I can see why you might think that, but I follow David Pogue's blogs and I think he's just giving his professional opinion. He's a former contributor and announcer for Nova on PBS and he now works in the tech review department for Yahoo, so I don't think he's connected to Apple in any way.
Absent Amazon Prime, it is bit of a weak sister as it stands today. Going forward, it will continue to suffer from the absence of YouTube 4K support by decree.
The Wired UK review indicates that the Apple TV 4K is the only box on the market that automatically upconverts everything (and apparently not very well in some cases) versus playing it in native mode. Apparently if you want to view something in native mode, you have to go through the menus to change the output to whatever mode is appropriate.
The 5.1 sound limitation is probably okay for most who would otherwise be watching iTunes on a tablet or phone.
Of course this doesn't consider what Apple could theoretically do (if dragged, kicking and screaming) or what they have hinted that they might do (perhaps adding an auto-switch output mode).
For that kind of money, one should expect a box that is substantially unconditional in its capability. Promises of future apps and games are just words when you're going up against some very established players.
You tube 4K support could be done within the app if YouTube so desired. That said while there is lots of 4K on YouTube, most is just clips from what I’ve seen, nothing of real long term value.

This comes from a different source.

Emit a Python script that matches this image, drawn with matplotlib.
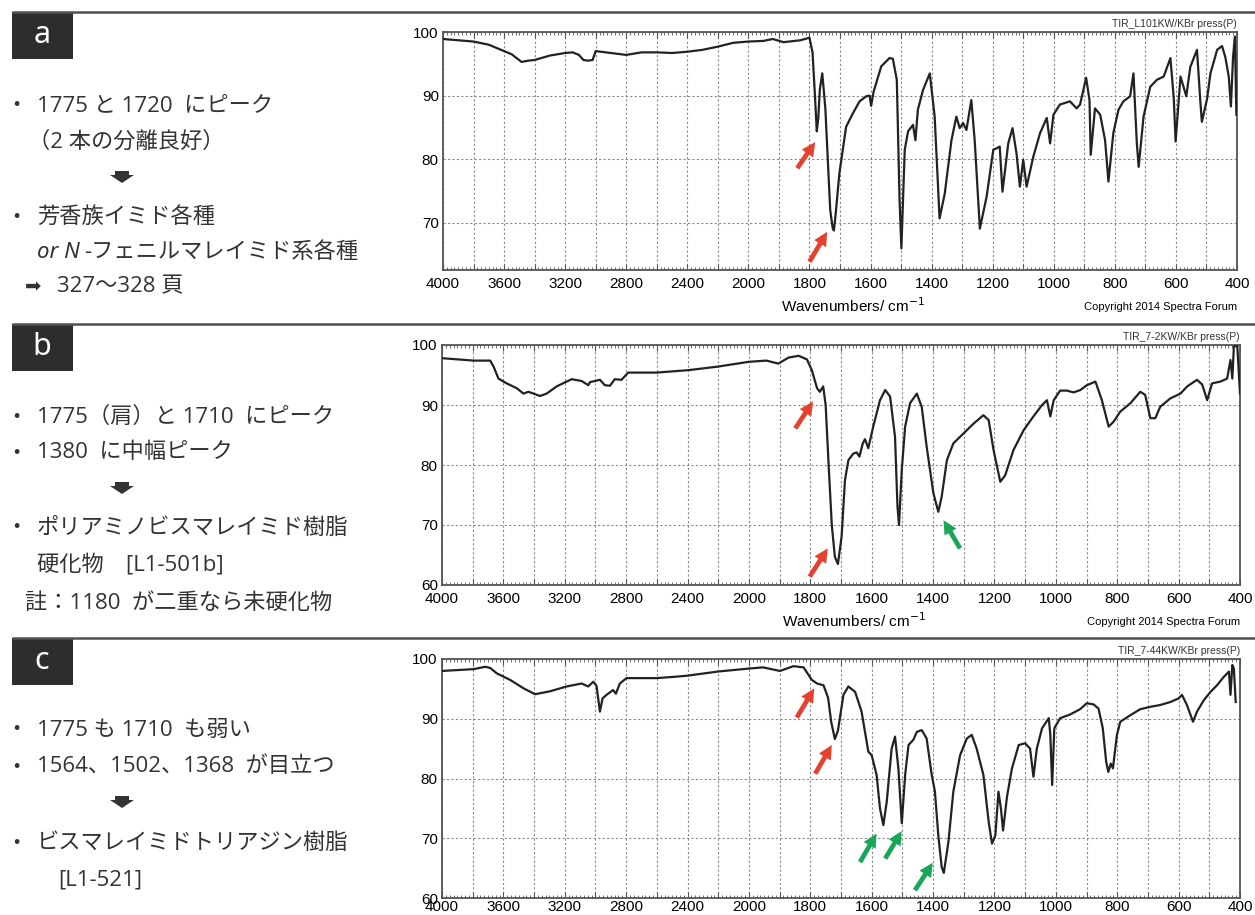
import numpy as np
import matplotlib
matplotlib.use('Agg')
import matplotlib.pyplot as plt
from matplotlib.patches import Rectangle, Polygon

plt.rcParams['font.family'] = ['Liberation Sans', 'DejaVu Sans']
JP = ['Open Sans', 'Noto Sans CJK JP', 'DejaVu Sans']

# --- spectra (wavenumber cm-1, %T) ---
wn_a = [4000, 3800, 3700, 3650, 3600, 3550, 3486, 3440, 3400, 3300, 3200, 3150, 3110, 3080,
        3050, 3020, 3000, 2900, 2800, 2700, 2600, 2500, 2400, 2300, 2200, 2100, 2000, 1951,
        1920, 1885, 1830, 1800, 1790, 1782, 1776, 1771, 1766, 1758, 1748, 1740, 1732, 1724,
        1720, 1714, 1702, 1680, 1658, 1636, 1614, 1603, 1598, 1590, 1565, 1538, 1527, 1514,
        1505, 1499, 1488, 1477, 1461, 1453, 1445, 1428, 1406, 1390, 1374, 1357, 1335, 1319,
        1308, 1297, 1286, 1270, 1259, 1242, 1220, 1198, 1188, 1177, 1168, 1149, 1135, 1122,
        1111, 1100, 1089, 1067, 1045, 1023, 1012, 1001, 980, 947, 925, 914, 894, 883, 879,
        865, 848, 832, 821, 805, 788, 772, 750, 739, 728, 722, 706, 684, 662, 640, 618, 607,
        601, 585, 566, 553, 531, 520, 515, 498, 487, 465, 449, 438, 427, 420, 413, 407, 402]
t_a = [98.9, 98.5, 98.0, 97.5, 97.0, 96.5, 95.3, 95.5, 95.6, 96.3, 96.7, 96.8, 96.4, 95.6,
       95.5, 95.6, 97.0, 96.7, 96.4, 96.8, 96.8, 96.7, 96.9, 97.2, 97.7, 98.3, 98.5, 98.6,
       98.9, 98.4, 98.7, 99.1, 96.8, 90.0, 84.4, 86.5, 91.0, 93.5, 88.0, 80.0, 72.0, 69.2,
       68.8, 71.5, 77.8, 85.1, 87.2, 89.1, 89.9, 90.0, 88.4, 90.6, 94.6, 95.9, 95.8, 92.5,
       73.6, 66.0, 81.5, 84.4, 85.4, 83.0, 87.8, 90.9, 93.5, 86.7, 70.7, 74.6, 83.0, 86.7,
       84.9, 85.7, 84.6, 89.3, 83.0, 69.1, 74.1, 81.5, 81.7, 82.0, 74.9, 82.5, 84.9, 80.9,
       75.7, 79.9, 75.7, 80.4, 84.1, 86.5, 82.5, 87.0, 88.6, 89.1, 88.0, 88.6, 92.8, 89.3, 80.7,
       88.0, 87.0, 83.0, 76.5, 84.1, 87.8, 89.1, 89.9, 93.5, 82.5, 78.8, 86.7, 91.4, 92.5, 93.0, 95.9, 89.5,
       82.8, 93.0, 89.9, 94.5, 97.2, 89.0, 85.9, 89.5, 93.5, 97.2, 97.8, 96.0, 93.0, 88.3, 96.0, 99.3, 87.0]

wn_b = [4000, 3794, 3686, 3664, 3632, 3578, 3513, 3469, 3437, 3404, 3361, 3318, 3253, 3155,
        3090, 3047, 3036, 2971, 2939, 2906, 2874, 2830, 2787, 2603, 2397, 2202, 2000, 1943,
        1904, 1871, 1838, 1811, 1795, 1778, 1769, 1758, 1750, 1740, 1730, 1720, 1710, 1698,
        1687, 1676, 1660, 1649, 1640, 1629, 1622, 1611, 1595, 1573, 1556, 1540, 1524, 1516,
        1511, 1502, 1491, 1475, 1453, 1437, 1421, 1399, 1383, 1372, 1355, 1334, 1312, 1290,
        1268, 1236, 1219, 1203, 1181, 1165, 1138, 1105, 1073, 1045, 1029, 1018, 1007, 986,
        964, 942, 920, 899, 871, 850, 828, 812, 790, 757, 725, 709, 692, 676, 660, 627, 594,
        572, 540, 523, 507, 491, 464, 442, 431, 425, 420, 409, 400]
t_b = [97.8, 97.4, 97.4, 96.4, 94.4, 93.6, 92.8, 91.9, 92.2, 91.9, 91.5, 91.9, 93.1, 94.3,
       94.0, 93.3, 93.8, 94.2, 93.3, 93.2, 94.3, 94.2, 95.4, 95.4, 95.8, 96.4, 97.2, 97.4,
       96.9, 97.9, 98.2, 97.6, 95.8, 92.8, 92.2, 93.1, 90.0, 79.7, 70.0, 64.7, 63.5, 68.1,
       77.5, 80.8, 81.9, 82.1, 81.4, 83.6, 84.3, 82.8, 86.4, 90.8, 92.5, 91.4, 84.7, 73.1,
       70.0, 79.2, 86.4, 90.3, 91.9, 89.7, 83.1, 75.3, 72.2, 74.7, 80.8, 83.6, 84.7, 85.8,
       86.9, 88.3, 87.5, 82.5, 77.2, 78.3, 82.5, 85.8, 88.1, 90.0, 90.8, 88.1, 90.8, 92.4,
       92.4, 92.1, 92.5, 93.3, 93.9, 90.8, 86.4, 87.2, 88.9, 90.3, 92.2, 91.7, 87.8, 87.8, 89.7, 91.1, 91.9,
       93.1, 94.2, 93.4, 90.8, 93.6, 93.9, 94.4, 97.5, 94.4, 99.7, 100.0, 91.9]

wn_c = [4000, 3794, 3718, 3686, 3643, 3556, 3469, 3394, 3296, 3188, 3090, 3047, 3014, 2993,
        2971, 2954, 2928, 2885, 2867, 2841, 2798, 2603, 2495, 2404, 2202, 2000, 1954, 1899,
        1855, 1822, 1795, 1778, 1757, 1742, 1732, 1720, 1710, 1692, 1676, 1654, 1633, 1611,
        1600, 1584, 1573, 1562, 1551, 1535, 1524, 1513, 1502, 1491, 1480, 1464, 1453, 1437,
        1421, 1405, 1394, 1383, 1372, 1365, 1350, 1334, 1312, 1290, 1274, 1258, 1236, 1219,
        1208, 1197, 1187, 1179, 1172, 1159, 1143, 1121, 1100, 1084, 1073, 1062, 1045, 1023,
        1018, 1012, 1005, 986, 954, 921, 899, 877, 861, 847, 836, 829, 821, 814, 801, 790,
        757, 725, 692, 660, 627, 600, 589, 573, 553, 540, 518, 496, 475, 453, 436, 431, 425,
        420, 414]
t_c = [98.0, 98.3, 98.7, 98.5, 97.6, 96.5, 95.1, 94.1, 94.6, 95.4, 95.9, 95.4, 96.2, 95.5,
       91.2, 93.4, 94.0, 94.8, 94.2, 95.9, 96.8, 96.8, 97.0, 97.2, 97.9, 98.4, 98.6, 98.0,
       98.8, 98.6, 96.5, 95.9, 95.6, 93.5, 89.5, 86.6, 88.0, 94.0, 95.4, 94.5, 91.2, 84.5,
       83.9, 80.6, 75.0, 72.2, 76.1, 85.0, 87.0, 81.7, 72.5, 80.6, 85.6, 86.5, 87.8, 88.1,
       86.7, 80.8, 77.8, 70.5, 65.2, 64.2, 69.4, 77.8, 83.9, 86.7, 87.3, 85.0, 80.6, 72.8,
       69.1, 70.5, 77.8, 75.0, 71.3, 77.0, 81.7, 85.6, 85.9, 85.0, 80.3, 85.0, 88.4, 90.1,
       87.3, 78.9, 88.4, 90.1, 90.7, 91.6, 92.6, 92.4, 91.7, 88.4, 82.8, 81.1, 82.5, 81.7, 87.3, 89.5,
       90.6, 91.6, 92.0, 92.3, 92.8, 93.4, 94.0, 92.3, 89.5, 91.2, 93.1, 94.5, 95.6, 97.0, 97.9, 94.0, 99.0,
       98.4, 92.8]

sample_names = ['TIR_L101KW/KBr press(P)', 'TIR_7-2KW/KBr press(P)', 'TIR_7-44KW/KBr press(P)']
y_lows = [62.6, 60, 60]

# arrows: (tail wn, tail %T, tip wn, tip %T, colour)
RED, GREEN = '#e5412f', '#1aa65a'
arrows_a = [(1840, 78.6, 1781, 82.7, RED), (1800, 63.9, 1742, 68.6, RED)]
arrows_b = [(1849, 86.1, 1791, 90.6, RED), (1802, 61.4, 1743, 66.1, RED),
            (1312, 66.1, 1366, 70.8, GREEN)]
arrows_c = [(1844, 90.2, 1787, 95.1, RED), (1784, 80.8, 1730, 85.6, RED),
            (1638, 66.0, 1584, 70.8, GREEN), (1556, 66.6, 1502, 71.2, GREEN),
            (1459, 61.3, 1401, 65.9, GREEN)]

grid_x = list(range(4000, 1999, -200)) + list(range(1900, 399, -100))
label_x = [4000, 3600, 3200, 2800, 2400, 2000, 1800, 1600, 1400, 1200, 1000, 800, 600, 400]
minor_x = list(np.arange(4000, 2000, -25)) + list(np.arange(2000, 399, -12.5))


def fwd(x):
    x = np.asarray(x, dtype=float)
    return np.where(x >= 2000, x, 2 * x - 2000)


def inv(y):
    y = np.asarray(y, dtype=float)
    return np.where(y >= 2000, y, (y + 2000) / 2)


W, H = 1255, 915
fig = plt.figure(figsize=(W / 100, H / 100), dpi=100)

# overlay in pixel coordinates for the left-hand notes
ov = fig.add_axes([0, 0, 1, 1])
ov.set_xlim(0, W)
ov.set_ylim(H, 0)
ov.axis('off')


def spectrum_axes(rect, wn, t, ylow, name, arrows, xlabel=True, xpad=5):
    ax = fig.add_axes(rect)
    ax.set_xscale('function', functions=(fwd, inv))
    ax.plot(wn, t, color='#222222', lw=1.6, zorder=3)
    ax.set_xlim(4000, 400)
    ax.set_ylim(ylow, 100)
    ax.set_xticks(grid_x)
    ax.set_xticklabels([str(v) if v in label_x else '' for v in grid_x], fontsize=11)
    ax.set_xticks(minor_x, minor=True)
    ax.set_yticks([v for v in [60, 70, 80, 90, 100] if v >= ylow])
    ax.tick_params(axis='y', length=0, pad=3, labelsize=11)
    ax.tick_params(axis='x', which='major', direction='in', top=True, bottom=True,
                   length=4, width=0.8, color='#555555', pad=xpad)
    ax.tick_params(axis='x', which='minor', direction='in', top=True, bottom=True,
                   length=2, width=0.6, color='#555555')
    ax.grid(True, which='major', ls=(0, (2, 2)), color='#8a8a8a', lw=0.8)
    for s in ax.spines.values():
        s.set_color('#555555')
        s.set_linewidth(1.3)
    ax.text(1.0, 1.012, name, transform=ax.transAxes, ha='right', va='bottom',
            fontsize=7.5, color='#333333')
    if xlabel:
        ax.text(0.516, -0.15, 'Wavenumbers/ cm$^{-1}$', transform=ax.transAxes,
                ha='center', va='center', fontsize=11)
        ax.text(1.0, -0.155, 'Copyright 2014 Spectra Forum', transform=ax.transAxes,
                ha='right', va='center', fontsize=8,
                family=['Liberation Sans Narrow', 'Liberation Sans'])
    for x0, y0, x1, y1, col in arrows:
        ax.annotate('', xy=(x1, y1), xytext=(x0, y0),
                    arrowprops=dict(arrowstyle='simple,head_length=1.1,head_width=1.1,tail_width=0.38',
                                    color=col, lw=0, shrinkA=0, shrinkB=0, mutation_scale=9),
                    zorder=4)
    return ax


spectrum_axes([443 / W, 1 - 270 / H, 794 / W, 238 / H], wn_a, t_a, y_lows[0], sample_names[0], arrows_a)
spectrum_axes([442 / W, 1 - 585 / H, 798 / W, 240 / H], wn_b, t_b, y_lows[1], sample_names[1], arrows_b)
spectrum_axes([442 / W, 1 - 898 / H, 798 / W, 239 / H], wn_c, t_c, y_lows[2], sample_names[2], arrows_c,
              xlabel=False, xpad=1.5)


# --- left-hand notes ---
def header(y, letter):
    ov.plot([12, W], [y, y], color='#505050', lw=1.8, solid_capstyle='butt')
    ov.add_patch(Rectangle((12, y), 61, 47, color='#2d2d2d', lw=0))
    ov.text(42, y + 23, letter, color='white', fontsize=22, ha='center', va='center',
            family=['Noto Sans', 'DejaVu Sans'])


def bullet(y, s):
    ov.text(16, y, '・', ha='center', va='center', fontsize=16, family=['Noto Sans CJK JP'],
            color='#333333')
    ov.text(37, y, s, ha='left', va='center', fontsize=16, family=JP, color='#333333')


def line(x, y, s, **kw):
    ov.text(x, y, s, ha='left', va='center', fontsize=16, family=JP, color='#333333', **kw)


def down_arrow(cx, cy):
    pts = [(cx - 7, cy - 6), (cx + 7, cy - 6), (cx + 7, cy - 2), (cx + 12, cy - 2),
           (cx, cy + 6), (cx - 12, cy - 2), (cx - 7, cy - 2)]
    ov.add_patch(Polygon(pts, closed=True, color='#333333', lw=0))


header(12, 'a')
bullet(106, '1775 と 1720  にピーク')
line(28, 142, '（2 本の分離良好）')
down_arrow(122, 177)
bullet(217, '芳香族イミド各種')
ov.text(37, 253, 'or N', ha='left', va='center', fontsize=16, style='italic',
        family=['Noto Sans', 'DejaVu Sans'], color='#333333')
line(84, 253, '-フェニルマレイミド系各種')
ov.text(25, 287, '➡', ha='left', va='center', fontsize=14, family=['DejaVu Sans'], color='#333333')
line(57, 287, '327～328 頁')

header(324, 'b')
bullet(417, '1775（肩）と 1710  にピーク')
bullet(453, '1380  に中幅ピーク')
down_arrow(122, 488)
bullet(528, 'ポリアミノビスマレイミド樹脂')
line(37, 565, '硬化物　[L1-501b]')
line(25, 603, '註：1180  が二重なら未硬化物')

header(638, 'c')
bullet(730, '1775 も 1710  も弱い')
bullet(767, '1564、1502、1368  が目立つ')
down_arrow(122, 802)
bullet(843, 'ビスマレイミドトリアジン樹脂')
line(58, 880, '[L1-521]')

fig.savefig('out.png', dpi=100)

Video mode switching is in the current beta, so I? expect that to not be an issue going forward. And the sound limitation is an irritant, but Apple has indicated that bitstreaming will come along later. That said, most houses I’ve been in with Apple TV didn’t have any gear that would support more than 5.1.
The Wired article suggested that the support isn't available in hardware for VP9 that is also used by Google TV for UHD. You can get other content in other formats but apparently all UHD content comes in VP9. We won't know if that's true until Apple comes out with something based on the A10X that is UHD capable (I suppose the same goes for the A11). The Roku, Fire TV and nVidia Shield all support VP9 in hardware.
As I said previously, a box that costs that much shouldn't have any significant limitations compared to the cheaper entries in the field.
And don't forget, good 4K will require better-then-most-peoples'-broadband connection speeds. Many of us in non-major cities or in the techno-slums are lucky to get 12 Mbps, let alone 25+ needed for 4K.